Data-centric projects rely on a close – and often – agile feedback loop including all relevant players in the factory. SYSTEMA’s true strength is in coupling our extensive manufacturing IT experience with our ability to work closely with equipment operators, process engineers, operations, factory IT and management to understand the unique dynamics of each manufacturing environment and identify the most business-critical questions and use-cases that will drive success.

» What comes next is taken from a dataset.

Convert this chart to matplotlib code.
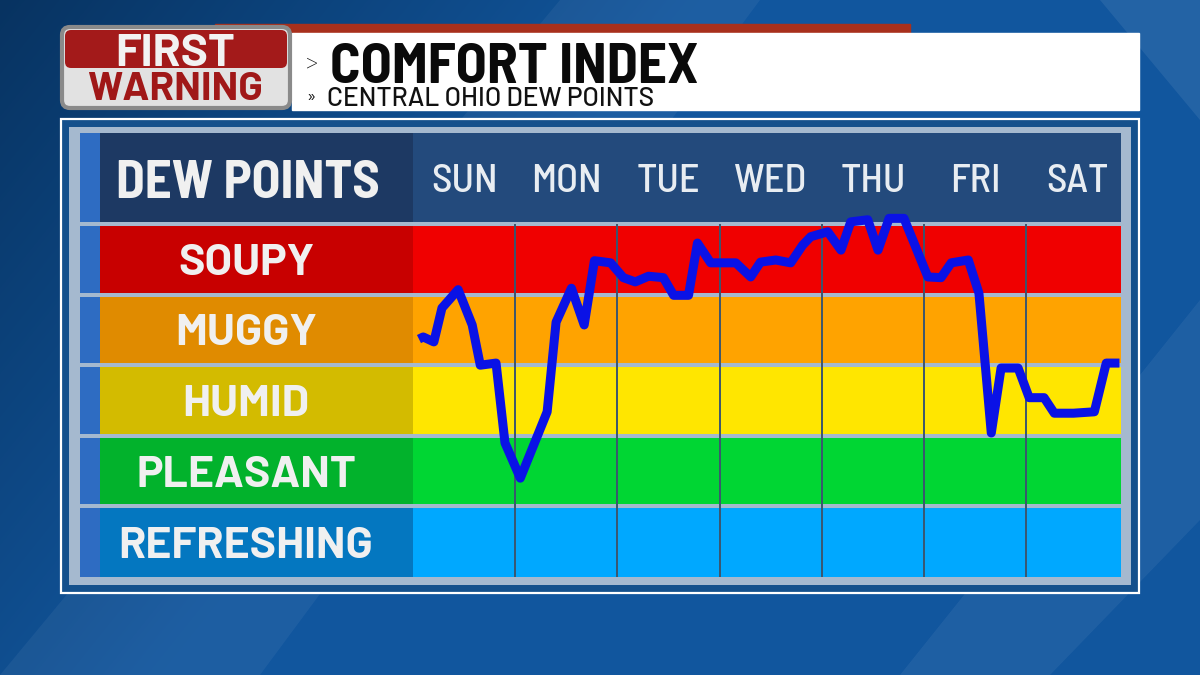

Our data teams work iteratively to address challenges and assess achievements as determined by client objectives and project requirements. SYSTEMA’s broad range of skill and experience with digital transformation in high tech manufacturing environments allows us to staff projects appropriately, whether data gathering through the MES, material tracking systems, tool or shop floor sensors, ERP or SPC systems. We develop our analytics products and solutions such that they can interface with your existing analytics stack. We also provide architecture guidance to build new manufacturing solutions from ground up using the latest technologies and accepted best practices.